GUTFELD: Another woke fart is trying to destroy art. Yes, it's a woke dad who turns fairy tales and its scary fails. A dad on TikTok, that sounds wrong already has gone viral for videos where he edits gender stereotypes out of his daughter's Disney, Disney Princess books. For example, he took a scene from "Princess and the Frog" where the princess bakes cookies for the prince, it changes so that the princess was making nachos for herself. I'm surprised woke mob hasn't pounced over that Mexican Cultural Appropriation.

And talk about progress, now the princess is a strong independent woman with refried bean breath. Anyway, we came up with some of our own woke fairy tales to help no more princess in the pee. It's now the non-binary bike messenger and that vegan lasagna. Forget Little Red Riding Hood. She's now LGBTQIA activist in rainbow socks and skates. The iconic classic "The Little Mermaid" has become the healthy side cisgender myrrh person. And finally "Snow White" is now Snow White Privilege. At least the dwarves have stopped greeting her with hi-ho. Kat, thoughts?

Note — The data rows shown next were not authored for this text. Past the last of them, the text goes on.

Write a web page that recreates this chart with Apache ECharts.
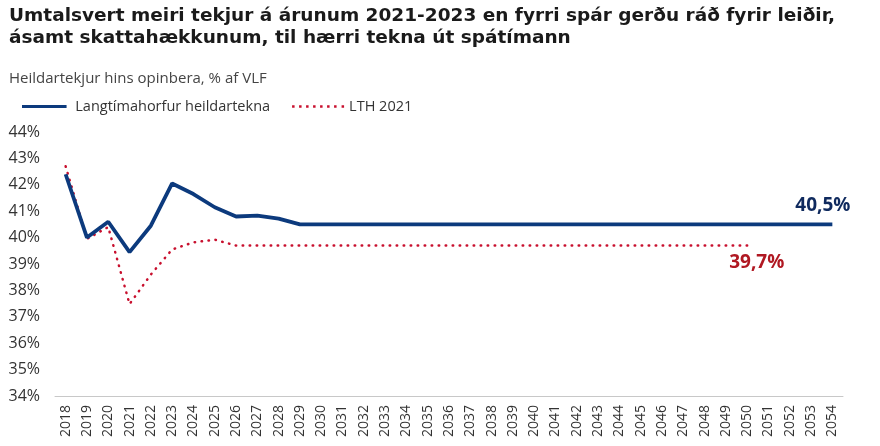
<!DOCTYPE html>
<html><head><meta charset="utf-8">
<script src="https://cdn.jsdelivr.net/npm/echarts@6/dist/echarts.min.js"></script>
<style>html,body{margin:0;padding:0;background:#fff}#c{width:880px;height:446px}</style>
</head><body><div id="c"></div>
<script>
const years = ["2018","2019","2020","2021","2022","2023","2024","2025","2026","2027","2028","2029","2030","2031","2032","2033","2034","2035","2036","2037","2038","2039","2040","2041","2042","2043","2044","2045","2046","2047","2048","2049","2050","2051","2052","2053","2054"];
const langtima = [42.4,40.0,40.6,39.45,40.45,42.05,41.65,41.15,40.8,40.83,40.72,40.5,40.5,40.5,40.5,40.5,40.5,40.5,40.5,40.5,40.5,40.5,40.5,40.5,40.5,40.5,40.5,40.5,40.5,40.5,40.5,40.5,40.5,40.5,40.5,40.5,40.5];
const lth2021 = [42.7,39.95,40.4,37.48,38.6,39.55,39.82,39.92,39.7,39.7,39.7,39.7,39.7,39.7,39.7,39.7,39.7,39.7,39.7,39.7,39.7,39.7,39.7,39.7,39.7,39.7,39.7,39.7,39.7,39.7,39.7,39.7,39.7];
const fmt = v => String(v).replace('.', ',') + '%';

const chart = echarts.init(document.getElementById('c'));
chart.setOption({
  animation:false,
  textStyle:{fontFamily:'Open Sans'},
  title:{
    text:'Umtalsvert meiri tekjur á árunum 2021-2023 en fyrri spár gerðu ráð fyrir leiðir,\násamt skattahækkunum, til hærri tekna út spátímann',
    left:4, top:0,
    textStyle:{fontSize:18.5,fontWeight:'bold',color:'#1a1a1a',lineHeight:22,fontFamily:'DejaVu Sans'},
    subtext:'Heildartekjur hins opinbera, % af VLF',
    subtextStyle:{fontSize:15,color:'#444',fontFamily:'Open Sans'},
    itemGap:22
  },
  legend:{
    left:17, top:94, itemWidth:52, itemHeight:3, itemGap:22,
    textStyle:{fontSize:14.5,color:'#333',fontFamily:'Open Sans'},
    data:[
      {name:'Langtímahorfur heildartekna',icon:'path://M0,0h52v3.5h-52z',itemStyle:{color:'#0c3a7d'}},
      {name:'LTH 2021',icon:'path://M0,0h2.5v2.5h-2.5zM7,0h2.5v2.5h-2.5zM14,0h2.5v2.5h-2.5zM21,0h2.5v2.5h-2.5zM28,0h2.5v2.5h-2.5zM35,0h2.5v2.5h-2.5zM42,0h2.5v2.5h-2.5zM49.5,0h2.5v2.5h-2.5z',itemStyle:{color:'#c8102e'}}
    ]
  },
  grid:{left:55,right:37,top:132,bottom:50},
  xAxis:{
    type:'category', data:years, boundaryGap:true,
    axisLine:{lineStyle:{color:'#c8c8c8',width:1}},
    axisTick:{show:false},
    axisLabel:{rotate:90,interval:0,fontSize:14,color:'#333',margin:9}
  },
  yAxis:{
    type:'value', min:34, max:44, interval:1,
    axisLine:{show:false}, axisTick:{show:false}, splitLine:{show:false},
    axisLabel:{formatter:v=>v+'%',fontSize:16,color:'#333',margin:15}
  },
  series:[
    {name:'Langtímahorfur heildartekna',type:'line',data:langtima,showSymbol:false,
     lineStyle:{color:'#0c3a7d',width:3.8},itemStyle:{color:'#0c3a7d'},z:3,
     endLabel:{show:true,formatter:p=>fmt(p.value),offset:[-45,-19],color:'#0f2a5e',fontSize:19,fontWeight:'bold',fontFamily:'Open Sans'}},
    {name:'LTH 2021',type:'line',data:lth2021,showSymbol:false,
     lineStyle:{color:'#c8102e',width:2.5,type:[0.5,6.5],cap:'round'},itemStyle:{color:'#c8102e'},z:2,
     endLabel:{show:true,formatter:p=>fmt(p.value),offset:[-26,17],color:'#b01822',fontSize:19,fontWeight:'bold',fontFamily:'Open Sans'}}
  ]
});
</script></body></html>
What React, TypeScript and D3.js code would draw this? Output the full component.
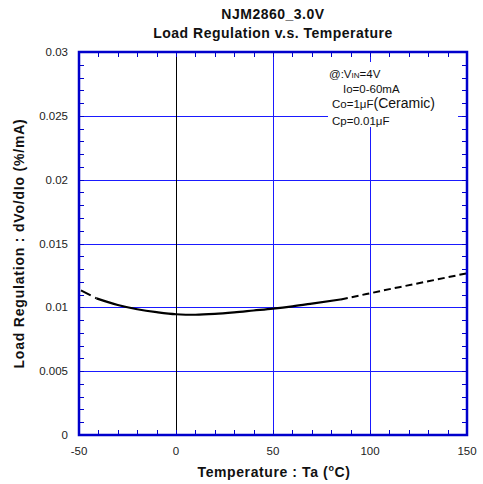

TIMPF: I don't know. I feel like if I had kids, and they had a dad, and the dad was doing this with his time, I'd be pissed off at him.

GUTFELD: Yes, exactly.

TIMPF: You can find something better to do because it's like all you're doing is guaranteeing that our daughter has no grasp of cultural references whatsoever.

GUTFELD: Exactly. What do you what do you make of this guy?

BENSON: I would rather him do this with his spare time than run for school board somewhere.

GUTFELD: Oh. bet he would do both though. He's probably --

BENSON: Multitasker.

GUTFELD: Yes.

BENSON: Wokes are always busy.

GUTFELD: Exactly. Chadwick, are these -- are these actually more offensive?

MOORE: I hope his wife's boyfriend likes them.

GUTFELD: Very good. Very good. Very good.

MOORE: Thank you very much. Yes, but a lot of them are like baking so like bake, people like to bake and that's racist or wrong.

GUTFELD: Yes, it's like -- yes, and trying to make somebody happy.

MOORE: Trying to make someone happy, yes.

GUTFELD: It's disgusting, Jamie.

LISSOW: It is. You know, I think it's called TikTok because it's a countdown timer to you wasting your life, first of all. Would you believe I wrote down a couple things that I like, like -- in my first one, it says Snow White Privilege. But I had a couple more I want to share with you, because this guy is moving on to change some movies, he's going to do Herbie Fully Racist is coming out, Big Heroes Sis Normative, Lady in the Transphobia, and my favorite, James and the Giant Pronoun.

GUTFELD: All right, archetypes are universal. Let's face it. They work across every culture. Why are we changing them? I don't like TikTok. I don't like that dad. That's all I got to say. We'll be right back.

(COMMERCIAL BREAK)

GUTFELD: OK, before we go, I'm told people love outtakes and people love Joe Machi, so here's some Joe Machi outtakes.

(BEGIN VIDEO CLIP)

MACHI: Tanner, I've got bad news.

Tanner, I've got some bad news. I was only able to score two tickets to Logan on --

Tanner, I've got bad news.

Tanner, there's horrible news.

UNIDENTIFIED MALE: Logan, you're the God of my seeds for a side --

MACHI: Hold on.

UNIDENTIFIED MALE: But dude, you're like the God of my seats, bro (INAUDIBLE).

MACHI: Hold on. There's a phone call and it's Kyle. You're killing that take.

Tanner, there's --

GUTFELD: Nice, all right. Thanks to Chadwick Moore, Jamie Lissow, Guy Benson, Kat Timpf, our studio audience. "FOX NEWS @ NIGHT" with evil Shannon Bream is next. I'm Oprah, and I love you America.